Need to know: Singapore
From session times to previous winners, we break down the key facts, stats and information ahead of the 14th round of the season...
Marina Bay Street Circuit: tripping the light fantastic
It’s F1 racing’s original night race, and while racing under floodlights is not an issue for the men at the wheel, the sheer physicality of the event is. A relentless 23 corners – more than any other current circuit – combine with extreme temperatures and sky-high humidity to form a supreme challenge not just to the drivers’ fitness, but also their powers of concentration and mental endurance. There are numerous bumps, overtaking opportunities are few, the unforgiving walls are never far away and at least one safety-car appearance is almost certain. No surprise then that only the very best tend to win here.
The key corner - Turn 7
One of the few places you can pass in Singapore is Turn 7, the 90-degree left hander that comes at the end of the fastest part of the circuit – the long, right-hand sweep through Turn 6 that forms the first of the track’s two DRS zones. Drivers approach flat out in eighth gear at around 320 km/h, before braking heavily down to 120 km/h in third. When you are also trying to overtake a rival, getting that wrong is not difficult and there have been plenty of flashpoints here over the years, notably Lewis Hamilton’s comings-together with Mark Webber and Felipe Massa in 2010 and 2011 respectively.
Race of champions
If Valtteri Bottas, Daniel Ricciardo or Max Verstappen is victorious this weekend, it could be a very good omen for their F1 careers - every driver to have won in Singapore has either been, or has gone on to be, a world champion. Of course, that would mean overcoming Sebastian Vettel, a man whose affinity with the floodlit circuit is unrivalled, and whose Ferrari car is favourite among the pundits to be the quickest machine here in 2017.
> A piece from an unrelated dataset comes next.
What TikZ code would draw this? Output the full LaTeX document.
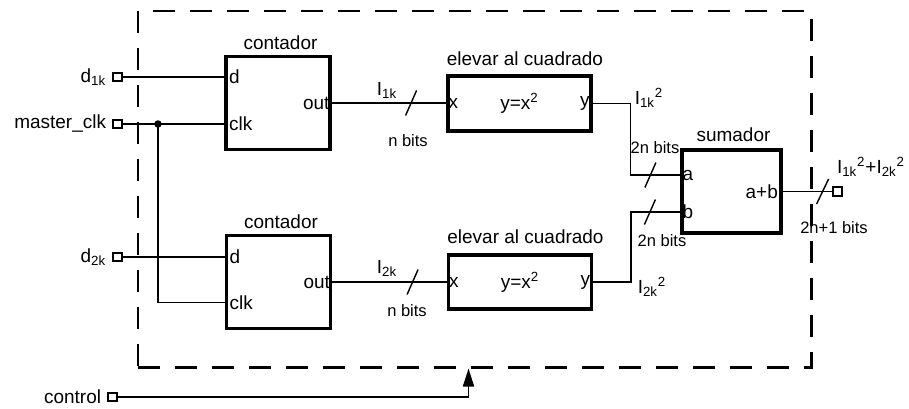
\documentclass[tikz,border=0pt]{standalone}
\usepackage{fontspec}
\setmainfont{Liberation Sans}
\usetikzlibrary{arrows.meta,positioning}
\tikzset{
    circuitblock/.style={
        draw=black,
        line width=1.8pt,
        minimum width=2.08cm,
        minimum height=1.86cm,
        inner sep=0pt,
        font=\fontsize{10.8}{13}\selectfont
    },
    circuittitle/.style={
        inner sep=0pt,
        font=\fontsize{10.8}{13}\selectfont
    },
    circuitport/.style={
        inner sep=2.5pt,
        font=\fontsize{10.8}{13}\selectfont
    },
    circuitpin/.style={
        draw=black,
        line width=0.95pt,
        minimum size=0.17cm,
        inner sep=0pt
    },
    circuitwire/.style={
        draw=black,
        line width=0.95pt
    },
    clockdot/.style={
        circle,
        fill=black,
        minimum size=0.15cm,
        inner sep=0pt
    },
    controlarrow/.style={
        circuitwire,
        -{Triangle[length=3.6mm,width=2.2mm]}
    },
    boundary/.style={
        draw=black,
        line width=1.7pt,
        dash pattern=on 0.44cm off 0.3cm,
        minimum width=13.46cm,
        minimum height=7.12cm,
        inner sep=0pt
    }
}

\begin{document}
\begin{tikzpicture}[
        busmark/.style={draw=black,line width=0.8pt},
        buslabel/.style={inner sep=0pt,font=\fontsize{9.4}{11}\selectfont}
    ]
        \useasboundingbox (0,0) rectangle (18.18,-8.16);

        \node[boundary] (system) at (9.49,-3.78) {};

        \node[circuitblock] (counterone) at (5.56,-2.06) {};
        \node[circuitblock] (countertwo) at (5.57,-5.64) {};
        \node[circuitblock,minimum width=2.86cm,minimum height=1.1cm] (squareone) at (10.39,-2.07)
            {y=x\textsuperscript{2}};
        \node[circuitblock,minimum width=2.86cm,minimum height=1.08cm] (squaretwo) at (10.40,-5.64)
            {y=x\textsuperscript{2}};
        \node[circuitblock,minimum width=1.98cm,minimum height=1.66cm] (adder) at (14.63,-3.83) {};

        \node[circuittitle,above=0.09cm of counterone,xshift=0.05cm] (counteronetitle) {contador};
        \node[circuittitle,above=0.1cm of countertwo,xshift=0.05cm] (countertwotitle) {contador};
        \node[circuittitle,above=0.17cm of squareone,xshift=0.11cm] (squareonetitle) {elevar al cuadrado};
        \node[circuittitle,above=0.19cm of squaretwo,xshift=0.11cm] (squaretwotitle) {elevar al cuadrado};
        \node[circuittitle,above=0.13cm of adder,xshift=0.04cm] (addertitle) {sumador};

        \node[circuitpin] (dinone) at (2.35,-1.54) {};
        \node[circuitpin] (masterclk) at (2.35,-2.48) {};
        \node[circuitpin] (dintwo) at (2.35,-5.14) {};
        \node[circuitpin] (control) at (2.25,-7.94) {};
        \node[circuitpin] (sumout) at (16.75,-3.83) {};

        \node[circuittitle,left=0.12cm of dinone] (dinonelabel) {d\textsubscript{1k}};
        \node[circuittitle,left=0.12cm of masterclk] (masterclklabel) {master\_clk};
        \node[circuittitle,left=0.12cm of dintwo] (dintwolabel) {d\textsubscript{2k}};
        \node[circuittitle,left=0.12cm of control] (controllabel) {control};

        \node[circuitport,anchor=west] (counteroned) at (dinone -| counterone.west) {d};
        \node[circuitport,anchor=west] (counteroneclk) at (masterclk -| counterone.west) {clk};
        \node[circuitport,anchor=east,inner sep=1pt] (counteroneout) at (counterone.east) {out};
        \node[circuitport,anchor=west] (countertwod) at (dintwo -| countertwo.west) {d};
        \node[circuitport,anchor=west] (countertwoclk) at ([yshift=-0.41cm]countertwo.west) {clk};
        \node[circuitport,anchor=east,inner sep=1pt] (countertwoout) at (countertwo.east) {out};
        \node[circuitport,anchor=west,inner sep=1pt] (squareonex) at (squareone.west) {x};
        \node[circuitport,anchor=east,inner sep=1.5pt] (squareoney) at (squareone.east) {y};
        \node[circuitport,anchor=west,inner sep=1pt] (squaretwox) at (squaretwo.west) {x};
        \node[circuitport,anchor=east,inner sep=1.5pt] (squaretwoy) at (squaretwo.east) {y};
        \node[circuitport,anchor=west,inner sep=1pt] (addera) at ([yshift=0.33cm]adder.west) {a};
        \node[circuitport,anchor=west,inner sep=1pt] (adderb) at ([yshift=-0.41cm]adder.west) {b};
        \node[circuitport,anchor=east] (addersum) at (adder.east) {a+b};

        \draw[circuitwire] (dinone.east) -- (dinone -| counterone.west);
        \draw[circuitwire] (masterclk.east) -- (masterclk -| counterone.west);
        \draw[circuitwire] (dintwo.east) -- (dintwo -| countertwo.west);
        \node[clockdot] (clocktap) at (3.16,-2.48) {};
        \draw[circuitwire] (clocktap.center) |- ([yshift=-0.41cm]countertwo.west);
        \draw[circuitwire] (counterone.east) -- (counterone.east -| squareone.west);
        \draw[circuitwire] (countertwo.east) -- (countertwo.east -| squaretwo.west);
        \draw[circuitwire] (squareone.east) -- ++(0.76,0) |- ([yshift=0.33cm]adder.west);
        \draw[circuitwire] (squaretwo.east) -- ++(0.76,0) |- ([yshift=-0.41cm]adder.west);
        \draw[circuitwire] (adder.east) -- (sumout.west);
        \draw[controlarrow] (control.east) -| ([xshift=-0.12cm]system.south);

        \draw[busmark] ([xshift=1.59cm]counterone.east) +(-0.11,-0.25) -- +(0.11,0.25);
        \draw[busmark] ([xshift=1.61cm]countertwo.east) +(-0.11,-0.25) -- +(0.11,0.25);
        \draw[busmark] ([xshift=-0.6cm,yshift=0.33cm]adder.west) +(-0.11,-0.25) -- +(0.11,0.25);
        \draw[busmark] ([xshift=-0.61cm,yshift=-0.41cm]adder.west) +(-0.11,-0.25) -- +(0.11,0.25);
        \draw[busmark] ([xshift=0.8cm]adder.east) +(-0.12,-0.25) -- +(0.12,0.25);

        \node[circuittitle] (busoneword) at (7.74,-1.80) {I\textsubscript{1k}};
        \node[buslabel] (busonebits) at (8.16,-2.82) {n bits};
        \node[circuittitle] (bustwoword) at (7.74,-5.36) {I\textsubscript{2k}};
        \node[buslabel] (bustwobits) at (8.14,-6.22) {n bits};
        \node[circuittitle] (squareoneword) at (12.98,-1.96) {I\textsubscript{1k}\textsuperscript{2}};
        \node[buslabel] (squareonebits) at (13.10,-2.96) {2n bits};
        \node[circuittitle] (squaretwoword) at (13.04,-5.74) {I\textsubscript{2k}\textsuperscript{2}};
        \node[buslabel] (squaretwobits) at (13.24,-4.82) {2n bits};
        \node[circuittitle] (sumword) at (17.42,-3.34)
            {I\textsubscript{1k}\textsuperscript{2}+I\textsubscript{2k}\textsuperscript{2}};
        \node[buslabel] (sumbits) at (16.68,-4.56) {2n+1 bits};
    \end{tikzpicture}
\end{document}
Red Bull's crown under threat
No team has won more Singapore Grands Prix than Red Bull. But if either of 2017’s two frontrunners takes victory this weekend they will draw level with the Milton Keynes squad. Red Bull’s last win – indeed their only win of the season thus far – was on another city-centre street circuit, in Azerbaijan, so don’t count out Ricciardo or Verstappen on Sunday. Could an even bigger outsider cause an upset? It’s worth remembering that Renault took the spoils here in 2008, having not won a race prior to that all season…
Third time lucky for Ricciardo?
Between them, Sebastian Vettel and Lewis Hamilton have two-thirds of the pole positions achieved in Singapore. Of the other current drivers, only Fernando Alonso and Felipe Massa have started from P1 here, both on just one occasion. The ‘nearly man’? That has to be Daniel Ricciardo. The Red Bull driver was third on the grid in 2014, second in 2015 and again made the front row last year. Could he go one step better in 2017? Based on the speed he showed last time out in Italy, anything is possible!
Can anyone complete the top ten?
Only one man has led more than 200 laps in Singapore – and it’s a record that Sebastian Vettel is not going to lose this weekend regardless of the race outcome. Theoretically Fernando Alonso could become only the third member of the ‘100-plus’ club. More likely is that, as with podium finishes, someone new will take the current nine-name list into double figures, joining the likes of Nico Rosberg, Jarno Trulli and Jenson Button. Obvious candidates have to be Valtteri Bottas and Max Verstappen.
Yet another oddity of the Singapore weekend is that in order to best accommodate the night-race timetable, the whole F1 paddock remains on European time. That means waking up late, in time to get to the circuit mid-afternoon, having dinner at 3 in the morning and heading to bed near dawn – usually in a hotel featuring black-out windows. Daniil Kvyat above is a fan, as is Force India’s Esteban Ocon: “It’s my favourite weekend schedule – I am someone who sleeps a lot and in Singapore I can get my 12 hours per night!”
Seb looking for lucky seven
Given his Singapore win count, it’s no surprise to see Vettel topping this table. The other ‘Mr Consistency’ here is Fernando Alonso, who has always excelled on the Marina Bay streets, winning the inaugural race in 2008 and triumphing again in 2010. However, the formbook suggests his rostrum tally will most likely be matched by Lewis Hamilton this weekend. And if someone other than the five men above finishes in the top three, they will become only the tenth driver to have stood atop the Singapore podium, the others being Mark Webber, Jenson Button, Timo Glock and Nico Rosberg.
The big number
First run in 2008 when Fernando Alonso won after team mate Nelson Piquet’s infamous crash, the Marina Bay race – the first F1 championship round staged at night – remains among the most breathtaking spectacles on the calendar. But motor racing isn’t new to the city-state – there was a non-championship Singapore Grand Prix on the Thomson Road street circuit between 1961 and ’73.